• _Collected data_:
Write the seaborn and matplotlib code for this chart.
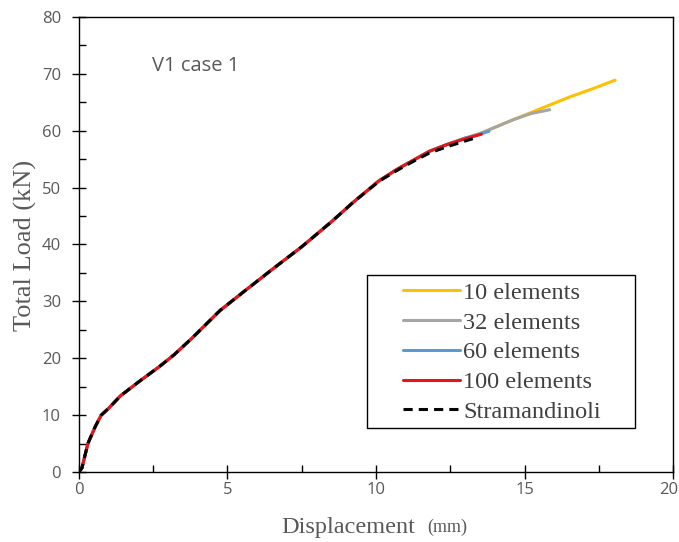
import matplotlib
matplotlib.use("Agg")
import matplotlib.pyplot as plt
import matplotlib.transforms as mtransforms
from matplotlib.patches import Rectangle
from matplotlib.ticker import MultipleLocator
import seaborn as sns

# displacement (mm) / total load (kN) for each mesh
disp_10 = [0, 0.1, 0.3, 0.55, 0.75, 1.0, 1.4, 2.1, 2.7, 3.2, 3.8, 4.75, 5.5, 6.5, 7.5, 8.5, 9.25, 10.1, 10.7, 11.25, 11.8, 12.4, 13.0, 13.5, 14.6, 15.5, 16.5, 17.3, 18.05]
load_10 = [0, 0.7, 5.0, 8.0, 10.0, 11.2, 13.4, 16.2, 18.5, 20.6, 23.5, 28.4, 31.5, 35.6, 39.6, 44.0, 47.5, 51.2, 53.2, 54.8, 56.4, 57.6, 58.7, 59.5, 61.9, 63.8, 65.9, 67.4, 68.9]

disp_32 = [0, 0.1, 0.3, 0.55, 0.75, 1.0, 1.4, 2.1, 2.7, 3.2, 3.8, 4.75, 5.5, 6.5, 7.5, 8.5, 9.25, 10.1, 10.7, 11.25, 11.8, 12.4, 13.0, 13.5, 14.6, 15.2, 15.85]
load_32 = [0, 0.7, 5.0, 8.0, 10.0, 11.2, 13.4, 16.2, 18.5, 20.6, 23.5, 28.4, 31.5, 35.6, 39.6, 44.0, 47.5, 51.2, 53.2, 54.8, 56.4, 57.6, 58.7, 59.5, 61.9, 63.0, 63.7]

disp_60 = [0, 0.1, 0.3, 0.55, 0.75, 1.0, 1.4, 2.1, 2.7, 3.2, 3.8, 4.75, 5.5, 6.5, 7.5, 8.5, 9.25, 10.1, 10.7, 11.25, 11.8, 12.4, 13.0, 13.5, 13.8]
load_60 = [0, 0.7, 5.0, 8.0, 10.0, 11.2, 13.4, 16.2, 18.5, 20.6, 23.5, 28.4, 31.5, 35.6, 39.6, 44.0, 47.5, 51.2, 53.2, 54.8, 56.4, 57.6, 58.7, 59.4, 59.9]

disp_100 = [0, 0.1, 0.3, 0.55, 0.75, 1.0, 1.4, 2.1, 2.7, 3.2, 3.8, 4.75, 5.5, 6.5, 7.5, 8.5, 9.25, 10.1, 10.7, 11.25, 11.8, 12.4, 13.0, 13.55]
load_100 = [0, 0.7, 5.0, 8.0, 10.0, 11.2, 13.4, 16.2, 18.5, 20.6, 23.5, 28.4, 31.5, 35.6, 39.6, 44.0, 47.5, 51.2, 53.2, 54.8, 56.4, 57.6, 58.6, 59.4]

disp_str = [0, 0.1, 0.3, 0.55, 0.75, 1.0, 1.4, 2.1, 2.7, 3.2, 3.8, 4.75, 5.5, 6.5, 7.5, 8.5, 9.25, 10.1, 10.7, 11.25, 11.8, 12.4, 13.0, 13.45]
load_str = [0, 0.7, 5.0, 8.0, 10.0, 11.2, 13.4, 16.2, 18.5, 20.6, 23.5, 28.4, 31.5, 35.6, 39.6, 44.0, 47.5, 51.1, 53.0, 54.6, 56.1, 57.2, 58.2, 58.9]

series = [
    ("10 elements", disp_10, load_10, "#FFC000", "-"),
    ("32 elements", disp_32, load_32, "#A5A5A5", "-"),
    ("60 elements", disp_60, load_60, "#5B9BD5", "-"),
    ("100 elements", disp_100, load_100, "#E8141A", "-"),
    ("Stramandinoli", disp_str, load_str, "black", (0, (3, 2))),
]

sns.set_style("ticks")

fig = plt.figure(figsize=(6.79, 5.42), dpi=100)
ax = fig.add_axes([0.1163, 0.1292, 0.8749, 0.8394])

for name, x, y, color, ls in series:
    sns.lineplot(x=x, y=y, ax=ax, color=color, linestyle=ls, linewidth=2.2,
                 label=name, sort=False, estimator=None)

ax.set_xlim(0, 20)
ax.set_ylim(0, 80)
ax.xaxis.set_major_locator(MultipleLocator(5))
ax.xaxis.set_minor_locator(MultipleLocator(2.5))
ax.yaxis.set_major_locator(MultipleLocator(10))
ax.yaxis.set_minor_locator(MultipleLocator(5))

for s in ax.spines.values():
    s.set_color("black")
    s.set_linewidth(1.0)

ax.tick_params(which="major", direction="inout", length=10, width=1.0,
               colors="black", labelcolor="#595959", labelsize=12,
               top=False, right=False)
ax.tick_params(axis="y", which="major", pad=8)
ax.tick_params(axis="x", which="major", pad=2)
ax.tick_params(which="minor", direction="in", length=5, width=1.0,
               colors="black", top=False, right=False)
fig.canvas.draw()
for lbl in ax.get_xticklabels() + ax.get_yticklabels():
    lbl.set_family("Open Sans")
# the "20" label sits against the figure edge: right-align it just inside
for tick in ax.xaxis.get_major_ticks():
    if abs(tick.get_loc() - 20) < 1e-6:
        tick.label1.set_horizontalalignment("right")
        tick.label1.set_transform(tick.label1.get_transform() +
                                  mtransforms.ScaledTranslation(3.5 / 72, 0, fig.dpi_scale_trans))

ax.text(-0.09, 0.497, "Total Load (kN)", transform=ax.transAxes, rotation=90,
        ha="center", va="center", family="Liberation Serif", fontsize=19,
        color="#595959")
ax.text(0.566, -0.121, "Displacement", transform=ax.transAxes, ha="right",
        va="center", family="Liberation Serif", fontsize=17.5, color="#595959")
ax.text(0.586, -0.121, "(mm)", transform=ax.transAxes, ha="left",
        va="center", family="Liberation Serif", fontsize=13, color="#595959")

ax.text(2.45, 71.3, "V1 case 1", family="Open Sans", fontsize=14.5,
        color="#595959", ha="left", va="center")

leg = ax.legend(loc="upper left", bbox_to_anchor=(0.545, 0.418),
                frameon=False, prop={"family": "Liberation Serif", "size": 17.5},
                handlelength=2.35, handletextpad=0.15, labelspacing=0.32,
                borderpad=0, borderaxespad=0)
for t in leg.get_texts():
    t.set_color("#404040")
ax.add_patch(Rectangle((0.485, 0.0967), 0.451, 0.336, transform=ax.transAxes,
                       fill=False, edgecolor="black", linewidth=1.0, zorder=5))

fig.savefig("out.png", dpi=100)
plt.close(fig)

• _Given problem_:
Please quote the lines of the material, beginning with the first and ending with the one that contains "57.2, 58.2, 58.9]", exactly as written and without any pictures.

• _Written solution_:
Write the seaborn and matplotlib code for this chart.
import matplotlib
matplotlib.use("Agg")
import matplotlib.pyplot as plt
import matplotlib.transforms as mtransforms
from matplotlib.patches import Rectangle
from matplotlib.ticker import MultipleLocator
import seaborn as sns

# displacement (mm) / total load (kN) for each mesh
disp_10 = [0, 0.1, 0.3, 0.55, 0.75, 1.0, 1.4, 2.1, 2.7, 3.2, 3.8, 4.75, 5.5, 6.5, 7.5, 8.5, 9.25, 10.1, 10.7, 11.25, 11.8, 12.4, 13.0, 13.5, 14.6, 15.5, 16.5, 17.3, 18.05]
load_10 = [0, 0.7, 5.0, 8.0, 10.0, 11.2, 13.4, 16.2, 18.5, 20.6, 23.5, 28.4, 31.5, 35.6, 39.6, 44.0, 47.5, 51.2, 53.2, 54.8, 56.4, 57.6, 58.7, 59.5, 61.9, 63.8, 65.9, 67.4, 68.9]

disp_32 = [0, 0.1, 0.3, 0.55, 0.75, 1.0, 1.4, 2.1, 2.7, 3.2, 3.8, 4.75, 5.5, 6.5, 7.5, 8.5, 9.25, 10.1, 10.7, 11.25, 11.8, 12.4, 13.0, 13.5, 14.6, 15.2, 15.85]
load_32 = [0, 0.7, 5.0, 8.0, 10.0, 11.2, 13.4, 16.2, 18.5, 20.6, 23.5, 28.4, 31.5, 35.6, 39.6, 44.0, 47.5, 51.2, 53.2, 54.8, 56.4, 57.6, 58.7, 59.5, 61.9, 63.0, 63.7]

disp_60 = [0, 0.1, 0.3, 0.55, 0.75, 1.0, 1.4, 2.1, 2.7, 3.2, 3.8, 4.75, 5.5, 6.5, 7.5, 8.5, 9.25, 10.1, 10.7, 11.25, 11.8, 12.4, 13.0, 13.5, 13.8]
load_60 = [0, 0.7, 5.0, 8.0, 10.0, 11.2, 13.4, 16.2, 18.5, 20.6, 23.5, 28.4, 31.5, 35.6, 39.6, 44.0, 47.5, 51.2, 53.2, 54.8, 56.4, 57.6, 58.7, 59.4, 59.9]

disp_100 = [0, 0.1, 0.3, 0.55, 0.75, 1.0, 1.4, 2.1, 2.7, 3.2, 3.8, 4.75, 5.5, 6.5, 7.5, 8.5, 9.25, 10.1, 10.7, 11.25, 11.8, 12.4, 13.0, 13.55]
load_100 = [0, 0.7, 5.0, 8.0, 10.0, 11.2, 13.4, 16.2, 18.5, 20.6, 23.5, 28.4, 31.5, 35.6, 39.6, 44.0, 47.5, 51.2, 53.2, 54.8, 56.4, 57.6, 58.6, 59.4]

disp_str = [0, 0.1, 0.3, 0.55, 0.75, 1.0, 1.4, 2.1, 2.7, 3.2, 3.8, 4.75, 5.5, 6.5, 7.5, 8.5, 9.25, 10.1, 10.7, 11.25, 11.8, 12.4, 13.0, 13.45]
load_str = [0, 0.7, 5.0, 8.0, 10.0, 11.2, 13.4, 16.2, 18.5, 20.6, 23.5, 28.4, 31.5, 35.6, 39.6, 44.0, 47.5, 51.1, 53.0, 54.6, 56.1, 57.2, 58.2, 58.9]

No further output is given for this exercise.